CCIT Seminar: Green IT? Extractivism, Energy, and IT
Dr. Emilka Skrzypek, Lecturer at the University of St. Andrews will give a talk on November 27th from 12-13h. The event is open to both staff and students and no registration is required.
Abstract:
Be it renewable energy systems, or digitalisation, technological solutions to climate change are often resource and power intensive. If we want to talk about IT as an element of green transitions, how do we account for the industry’s growing energy demands? And what about the costs and impacts of extractive activities needed to meet the demand for metals required by rapidly expanding IT technology and infrastructure? In this seminar, Dr Emilka Skrzypek from University of St Andrews will consider those questions and take a critical look at some of the claims and terms that feature in conversations about green transitions.
When? 9/11 from 12h to 13h
Where? Classroom 4A56 and online via this link.
CCIT Seminar: Making Carbon Valuable: Relations of Green Capitalism in the Brazilian Amazon
Maron Greenleaf, Assistant professor at the department of Anthropology at University of Dartmouth will give a talk on November 9th from 12-13h. The event is open to both staff and students and no registration is required.
Abstract:
The carbon held in forests has new economic value created in market-based efforts to combat climate change. Individuals, corporations, and other institutions around the world can purchase carbon credits to “offset” their own emissions or otherwise invest in forest carbon—creating a “green” form of capitalism. Yet making forest carbon valuable, I explore, entails not only the standardizing work that other critical scholars have analyzed, but also place-specific relational work that keeps carbon in place in living forests. I explore this work through analysis of a government program in the Brazilian Amazon that made forest carbon—commonly seen as the proper purview of private property—into a public resource redistributed by a nascent environmentally-premised welfare state. In so doing, the talk explores the relations of green capitalism that are reshaping the Brazilian Amazon and other landscapes around the world.
When? 9/11 from 12h to 13h
Where? Auditorium 4 and online via this link
CCIT Seminar: How 'blue' and 'green' sail together: the link between autonomous navigation and climate change mitigation
Nelson Coelho, Assistant professor at the Centre for Sustainable and Digital Transformation and the Centre for Blue Governance at Aalborg University will give a talk on October 5th at 12. The event is open to both staff and students and no registration is required.
Abstract: Maritime autonomous surface vessels are being designed and tested in various parts of the world, including Denmark. This will eventually lead to a transformation of the shipping industry and reinvent the role of crews and pilots. The introduction of these vessels in the logistics chain incentivizes a renewal of the maritime fleet, bringing about also new propulsion systems with energy efficient engines and different fuel types that are less harmful to the environment. Combining the digitalization of shipping with ecological motivations is a key element in short-sea shipping and inland waterway navigation alternatives that aim at shifting cargo from road to water. It also features in the redevelopment of small and medium-sized port terminals, with the introduction of autonomous vehicles on land that will assist, and eventually replace, dock workers. The talk will present the results of the EU-funded AEGIS project on advanced, efficient, and green waterborne transport systems. This presentation will hopefully prompt reflection on pathways to future collaboration between ITU and AAU on ‘blue tech’ governance.
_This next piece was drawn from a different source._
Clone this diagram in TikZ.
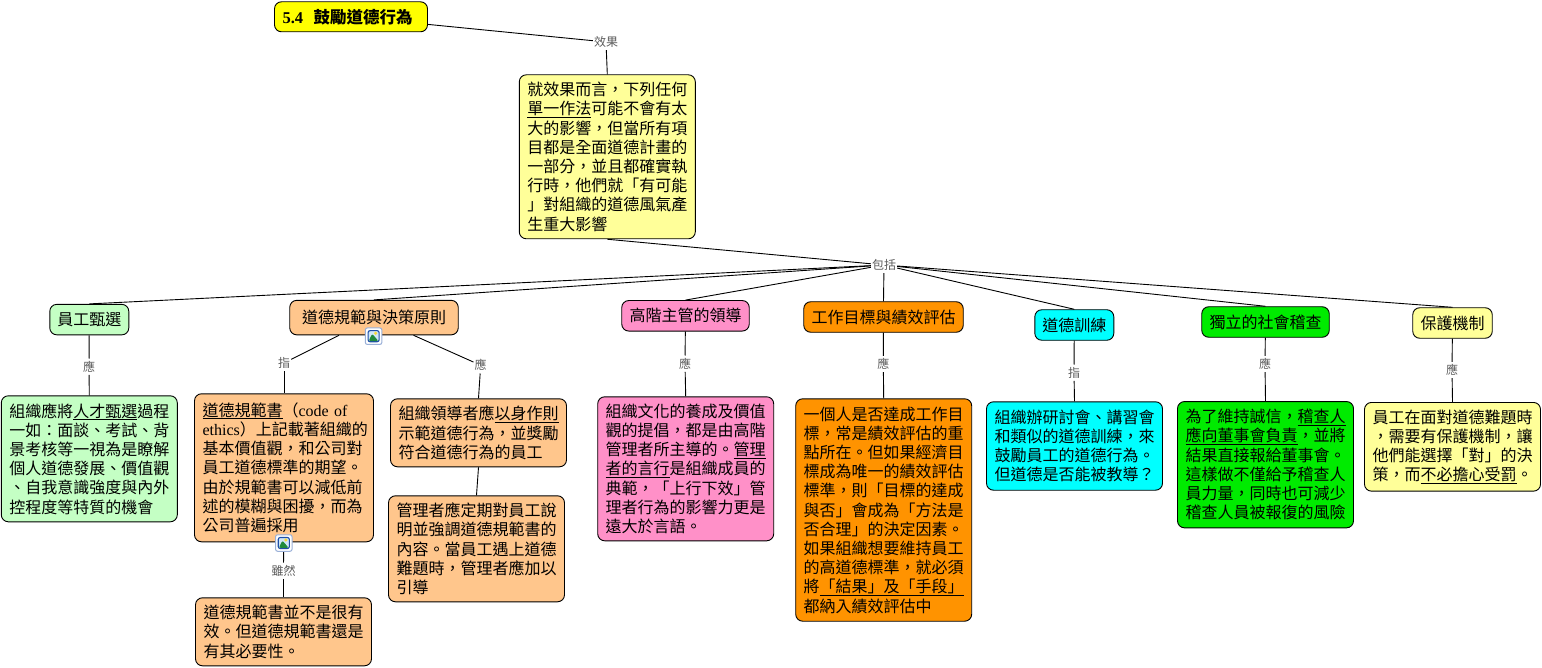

Where? 3A54 or online via this link.
When? 5/10 from 12h to 13h
CCIT Seminar: Relegitimising the voluntary carbon market: promises of digital monitoring, reporting and verification with Kirstine Lund
This autumn, CCIT is launching its Seminar Series, with at least monthly talks. The talks will happen offline at ITU, but it will also be possible to attend online. Kirstine Lund, Ph.D. Fellow at the department of Food and Resource Economics (IFRO) at the University of Copenhagen, will kick off the series on september 19th at 12. The event is open to both staff and students and no registration is required.
Abstract: The voluntary carbon market faces a crisis of trust due to accusations of greenwashing, just as companies worldwide increasingly rely on it to achieve their net-zero targets. To tackle these criticisms and rebuild trust, digital technologies are proposed as potential game-changers in the market. Among these technologies, specifically those capable of enhancing and automating monitoring, reporting (MRV) and verification of nature-based carbon projects, are gaining attention. In my research, I explore the emerging visions and imaginaries around digital MRV among stakeholders in the voluntary carbon market. I propose that digital MRV can be characterized as a form of non-disruptive disruption. This means that while digital MRV promise to restore trust in the market, the application of the technologies only addresses a fraction of the criticisms raised against the market. Simultaneously, despite visions of large-scale nature restoration, digital MRV relies on a business model centered on carbon offsetting, thus legitimizing continued emissions, which remains the greatest threat against the stability of ecosystems.
Where? Auditorium 3 or online via this link.